# Work instructions
Quote the data exactly, first line to the line containing "const fbpMeans = [0.475, 0.645];", with no pictures.

---

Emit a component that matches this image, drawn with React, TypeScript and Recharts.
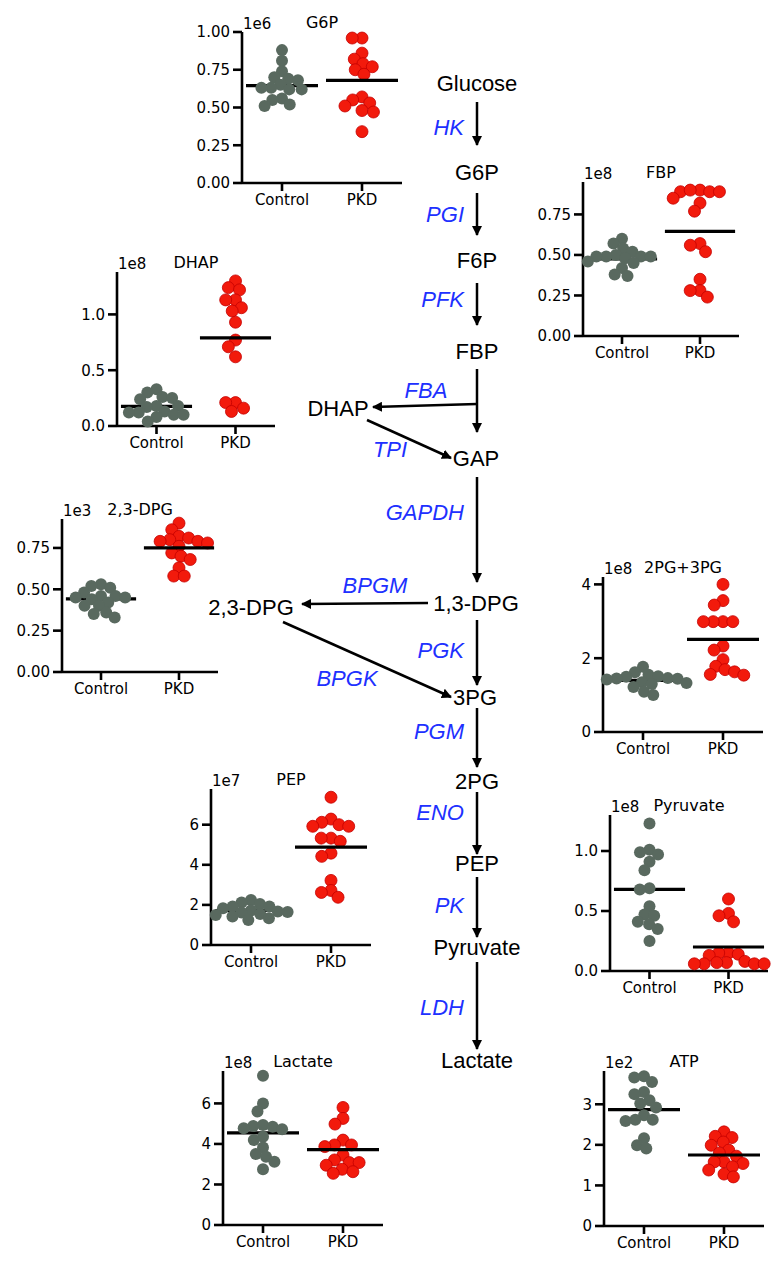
import React from "react";
import { ScatterChart, Scatter, XAxis, YAxis } from "recharts";

// groups shown on every panel
const groups = ["Control", "PKD"];

// values (each panel has its own exponent)
const g6pControl = [0.88, 0.81, 0.74, 0.7, 0.69, 0.68, 0.65, 0.63, 0.63, 0.62, 0.62, 0.56, 0.55, 0.52, 0.51];
const g6pPkd = [0.96, 0.96, 0.86, 0.82, 0.79, 0.77, 0.75, 0.72, 0.57, 0.55, 0.53, 0.51, 0.48, 0.47, 0.34];
const g6pMeans = [0.645, 0.68];

const fbpControl = [0.6, 0.57, 0.54, 0.52, 0.5, 0.49, 0.49, 0.49, 0.49, 0.48, 0.46, 0.45, 0.42, 0.38, 0.37];
const fbpPkd = [0.9, 0.89, 0.89, 0.89, 0.9, 0.85, 0.82, 0.77, 0.57, 0.56, 0.52, 0.35, 0.28, 0.28, 0.24];
const fbpMeans = [0.475, 0.645];

const dhapControl = [0.33, 0.3, 0.26, 0.25, 0.24, 0.18, 0.18, 0.17, 0.13, 0.12, 0.12, 0.1, 0.1, 0.08, 0.04];
const dhapPkd = [1.3, 1.24, 1.22, 1.13, 1.13, 1.06, 1.03, 0.93, 0.77, 0.71, 0.62, 0.21, 0.21, 0.16, 0.13];
const dhapMeans = [0.176, 0.79];

const dpg23Control = [0.53, 0.52, 0.51, 0.48, 0.46, 0.46, 0.45, 0.45, 0.44, 0.42, 0.4, 0.4, 0.36, 0.35, 0.33];
const dpg23Pkd = [0.9, 0.86, 0.82, 0.81, 0.8, 0.79, 0.79, 0.78, 0.76, 0.72, 0.7, 0.68, 0.63, 0.58, 0.58];
const dpg23Means = [0.442, 0.75];

const pgControl = [1.77, 1.62, 1.55, 1.51, 1.5, 1.46, 1.45, 1.44, 1.42, 1.35, 1.33, 1.3, 1.22, 1.09, 1.0];
const pgPkd = [4.0, 3.56, 3.44, 2.99, 2.99, 2.99, 2.99, 2.33, 2.22, 1.96, 1.78, 1.69, 1.63, 1.56, 1.54];
const pgMeans = [1.4, 2.51];

const pepControl = [2.25, 2.12, 2.05, 1.92, 1.92, 1.83, 1.72, 1.67, 1.65, 1.62, 1.55, 1.5, 1.42, 1.33, 1.25];
const pepPkd = [7.37, 6.28, 6.12, 6.0, 5.92, 5.92, 5.33, 5.33, 5.17, 4.58, 4.42, 3.22, 2.72, 2.62, 2.38];
const pepMeans = [1.72, 4.88];

const pyrControl = [1.23, 1.01, 0.99, 0.97, 0.91, 0.84, 0.69, 0.68, 0.54, 0.47, 0.46, 0.41, 0.39, 0.35, 0.25];
const pyrPkd = [0.6, 0.48, 0.46, 0.41, 0.15, 0.15, 0.14, 0.13, 0.08, 0.07, 0.07, 0.06, 0.06, 0.06, 0.06];
const pyrMeans = [0.68, 0.2];

const lacControl = [7.37, 6.0, 5.6, 4.93, 4.88, 4.85, 4.77, 4.72, 4.36, 4.19, 3.83, 3.5, 3.37, 3.12, 2.75];
const lacPkd = [5.8, 5.26, 4.98, 4.19, 3.95, 3.95, 3.87, 3.45, 3.21, 3.08, 3.08, 2.95, 2.75, 2.63, 2.55];
const lacMeans = [4.55, 3.72];

const atpControl = [3.69, 3.66, 3.55, 3.3, 3.25, 3.1, 3.02, 2.92, 2.73, 2.62, 2.62, 2.59, 2.16, 1.99, 1.91];
const atpPkd = [2.32, 2.21, 2.18, 2.07, 1.99, 1.87, 1.8, 1.72, 1.58, 1.58, 1.54, 1.46, 1.38, 1.28, 1.21];
const atpMeans = [2.87, 1.75];

// pathway labels
const metabolites = ["Glucose", "G6P", "F6P", "FBP", "DHAP", "GAP", "1,3-DPG", "2,3-DPG", "3PG", "2PG", "PEP", "Pyruvate", "Lactate"];
const enzymes = ["HK", "PGI", "PFK", "FBA", "TPI", "GAPDH", "BPGM", "PGK", "BPGK", "PGM", "ENO", "PK", "LDH"];

// layout of the pathway (same order as the label arrays)
const metabolitePos = [
  [477, 83], [477, 172], [477, 260], [477, 351], [338, 408], [476, 458], [476, 603],
  [251, 607], [475, 697], [477, 781], [477, 863], [477, 947], [477, 1060],
];
const enzymePos: [number, number, "end" | "middle"][] = [
  [464, 127, "end"], [464, 214, "end"], [464, 299, "end"], [426, 390, "middle"], [390, 449, "middle"],
  [464, 512, "end"], [375, 585, "middle"], [464, 650, "end"], [347, 678, "middle"], [464, 731, "end"],
  [464, 812, "end"], [464, 905, "end"], [464, 1007, "end"],
];
const arrows = [
  [477, 102, 477, 145], [477, 193, 477, 235], [477, 283, 477, 325], [477, 369, 477, 432],
  [477, 404, 373, 407], [367, 420, 451, 458], [477, 477, 477, 582], [428, 603, 302, 604],
  [477, 620, 477, 685], [283, 622, 451, 697], [477, 708, 477, 767], [477, 792, 477, 854],
  [477, 877, 477, 937], [477, 962, 477, 1049],
];

const panels = [
  { title: "G6P", exp: "1e6", axisX: 242, top: 32, bottom: 183, right: 402, yMax: 1.0, ticks: [0, 0.25, 0.5, 0.75, 1], dec: 2, control: g6pControl, pkd: g6pPkd, means: g6pMeans },
  { title: "FBP", exp: "1e8", axisX: 583, top: 182, bottom: 336, right: 739, yMax: 0.95, ticks: [0, 0.25, 0.5, 0.75], dec: 2, control: fbpControl, pkd: fbpPkd, means: fbpMeans },
  { title: "DHAP", exp: "1e8", axisX: 117, top: 272, bottom: 426, right: 275, yMax: 1.38, ticks: [0, 0.5, 1.0], dec: 1, control: dhapControl, pkd: dhapPkd, means: dhapMeans },
  { title: "2,3-DPG", exp: "1e3", axisX: 62, top: 519, bottom: 672, right: 218, yMax: 0.925, ticks: [0, 0.25, 0.5, 0.75], dec: 2, control: dpg23Control, pkd: dpg23Pkd, means: dpg23Means },
  { title: "2PG+3PG", exp: "1e8", axisX: 603, top: 577, bottom: 732, right: 763, yMax: 4.2, ticks: [0, 2, 4], dec: 0, control: pgControl, pkd: pgPkd, means: pgMeans },
  { title: "PEP", exp: "1e7", axisX: 211, top: 789, bottom: 945, right: 371, yMax: 7.78, ticks: [0, 2, 4, 6], dec: 0, control: pepControl, pkd: pepPkd, means: pepMeans },
  { title: "Pyruvate", exp: "1e8", axisX: 610, top: 815, bottom: 971, right: 768, yMax: 1.3, ticks: [0, 0.5, 1.0], dec: 1, control: pyrControl, pkd: pyrPkd, means: pyrMeans },
  { title: "Lactate", exp: "1e8", axisX: 223, top: 1071, bottom: 1225, right: 383, yMax: 7.6, ticks: [0, 2, 4, 6], dec: 0, control: lacControl, pkd: lacPkd, means: lacMeans },
  { title: "ATP", exp: "1e2", axisX: 604, top: 1071, bottom: 1226, right: 764, yMax: 3.82, ticks: [0, 1, 2, 3], dec: 0, control: atpControl, pkd: atpPkd, means: atpMeans },
];

const YW = 50;
const MT = 30;
const MR = 4;
const XH = 34;
const R = 6;
const MIN_D = 9.8;
const GRAY = "#59695f";
const RED = "#f21a0c";
const BLUE = "#2030ff";
const PANEL_FONT = "'DejaVu Sans', Verdana, sans-serif";
const PATH_FONT = "'Liberation Sans', Arial, sans-serif";

// simple beeswarm: x offsets (px) so dots don't pile up
function swarm(values: number[], pxPerY: number): number[] {
  const order = values.map((_, i) => i).sort((a, b) => values[b] - values[a]);
  const placed: { x: number; y: number }[] = [];
  const out = new Array(values.length).fill(0);
  for (const i of order) {
    const y = values[i] * pxPerY;
    const cands = [0];
    for (const p of placed) {
      const dy = Math.abs(p.y - y);
      if (dy < MIN_D) {
        const dx = Math.sqrt(MIN_D * MIN_D - dy * dy);
        cands.push(p.x - dx, p.x + dx);
      }
    }
    cands.sort((a, b) => Math.abs(a) - Math.abs(b) || a - b);
    let chosen = 0;
    for (const c of cands) {
      if (placed.every((p) => (p.x - c) ** 2 + (p.y - y) ** 2 >= MIN_D * MIN_D - 0.01)) {
        chosen = c;
        break;
      }
    }
    placed.push({ x: chosen, y });
    out[i] = chosen;
  }
  return out;
}

const axisStyle = { stroke: "#000", strokeWidth: 2.6 };

function Panel({ cfg }: { cfg: (typeof panels)[number] }) {
  const plotW = cfg.right - cfg.axisX;
  const plotH = cfg.bottom - cfg.top;
  const W = YW + plotW + MR;
  const H = MT + plotH + XH;
  const pxU = plotW / 2;
  const pyU = plotH / cfg.yMax;
  const cx = swarm(cfg.control, pyU);
  const px = swarm(cfg.pkd, pyU);
  const ctrlData = cfg.control.map((v, i) => ({ x: cx[i] / pxU, y: v }));
  const pkdData = cfg.pkd.map((v, i) => ({ x: 1 + px[i] / pxU, y: v }));
  const halfW = 0.45 * pxU;

  const meanShape = (p: any) => (
    <line x1={p.cx - halfW} x2={p.cx + halfW} y1={p.cy} y2={p.cy} stroke="#000" strokeWidth={3.2} />
  );
  const grayDot = (p: any) => <circle cx={p.cx} cy={p.cy} r={R} fill={GRAY} />;
  const redDot = (p: any) => <circle cx={p.cx} cy={p.cy} r={R} fill={RED} stroke="#c40000" strokeWidth={0.8} />;

  return (
    <div style={{ position: "absolute", left: cfg.axisX - YW, top: cfg.top - MT, width: W, height: H }}>
      <ScatterChart width={W} height={H} margin={{ top: MT, right: MR, bottom: 0, left: 0 }}>
        <XAxis
          type="number"
          dataKey="x"
          domain={[-0.5, 1.5]}
          ticks={[0, 1]}
          tickFormatter={(v: number) => groups[v]}
          height={XH}
          axisLine={axisStyle}
          tickLine={axisStyle}
          tickSize={8}
          tickMargin={3}
          tick={{ fill: "#000", fontSize: 15, fontFamily: PANEL_FONT }}
        />
        <YAxis
          type="number"
          dataKey="y"
          domain={[0, cfg.yMax]}
          ticks={cfg.ticks}
          tickFormatter={(v: number) => v.toFixed(cfg.dec)}
          width={YW}
          axisLine={axisStyle}
          tickLine={axisStyle}
          tickSize={9}
          tickMargin={3}
          tick={{ fill: "#000", fontSize: 15, fontFamily: PANEL_FONT }}
        />
        <Scatter data={[{ x: 0, y: cfg.means[0] }]} shape={meanShape} isAnimationActive={false} />
        <Scatter data={ctrlData} shape={grayDot} isAnimationActive={false} />
        <Scatter data={pkdData} shape={redDot} isAnimationActive={false} />
        <Scatter data={[{ x: 1, y: cfg.means[1] }]} shape={meanShape} isAnimationActive={false} />
      </ScatterChart>
    </div>
  );
}

export default function App() {
  return (
    <div style={{ position: "absolute", left: 0, top: 0, width: 772, height: 1264, background: "#fff" }}>
      {panels.map((p) => (
        <Panel key={p.title} cfg={p} />
      ))}
      <svg width={772} height={1264} style={{ position: "absolute", left: 0, top: 0, pointerEvents: "none" }}>
        <defs>
          <marker id="head" viewBox="0 0 10 10" refX="9" refY="5" markerWidth="4" markerHeight="4" orient="auto">
            <path d="M0,0 L10,5 L0,10 z" fill="#000" />
          </marker>
        </defs>
        {panels.map((p) => (
          <g key={p.title} fontFamily={PANEL_FONT} fill="#000">
            <text x={(p.axisX + p.right) / 2} y={p.top - 10} fontSize={16} textAnchor="middle" dominantBaseline="central">
              {p.title}
            </text>
            <text x={p.axisX + 1} y={p.top - 8} fontSize={15} dominantBaseline="central">
              {p.exp}
            </text>
          </g>
        ))}
        {arrows.map((a, i) => (
          <line key={i} x1={a[0]} y1={a[1]} x2={a[2]} y2={a[3]} stroke="#000" strokeWidth={2.5} markerEnd="url(#head)" />
        ))}
        {metabolites.map((m, i) => (
          <text key={m} x={metabolitePos[i][0]} y={metabolitePos[i][1]} fontSize={22} fontFamily={PATH_FONT}
            textAnchor="middle" dominantBaseline="central" fill="#000">
            {m}
          </text>
        ))}
        {enzymes.map((e, i) => (
          <text key={e} x={enzymePos[i][0]} y={enzymePos[i][1]} fontSize={22} fontFamily={PATH_FONT}
            fontStyle="italic" textAnchor={enzymePos[i][2]} dominantBaseline="central" fill={BLUE}>
            {e}
          </text>
        ))}
      </svg>
    </div>
  );
}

---

# Finished answer
Emit a component that matches this image, drawn with React, TypeScript and Recharts.
import React from "react";
import { ScatterChart, Scatter, XAxis, YAxis } from "recharts";

// groups shown on every panel
const groups = ["Control", "PKD"];

// values (each panel has its own exponent)
const g6pControl = [0.88, 0.81, 0.74, 0.7, 0.69, 0.68, 0.65, 0.63, 0.63, 0.62, 0.62, 0.56, 0.55, 0.52, 0.51];
const g6pPkd = [0.96, 0.96, 0.86, 0.82, 0.79, 0.77, 0.75, 0.72, 0.57, 0.55, 0.53, 0.51, 0.48, 0.47, 0.34];
const g6pMeans = [0.645, 0.68];

const fbpControl = [0.6, 0.57, 0.54, 0.52, 0.5, 0.49, 0.49, 0.49, 0.49, 0.48, 0.46, 0.45, 0.42, 0.38, 0.37];
const fbpPkd = [0.9, 0.89, 0.89, 0.89, 0.9, 0.85, 0.82, 0.77, 0.57, 0.56, 0.52, 0.35, 0.28, 0.28, 0.24];
const fbpMeans = [0.475, 0.645];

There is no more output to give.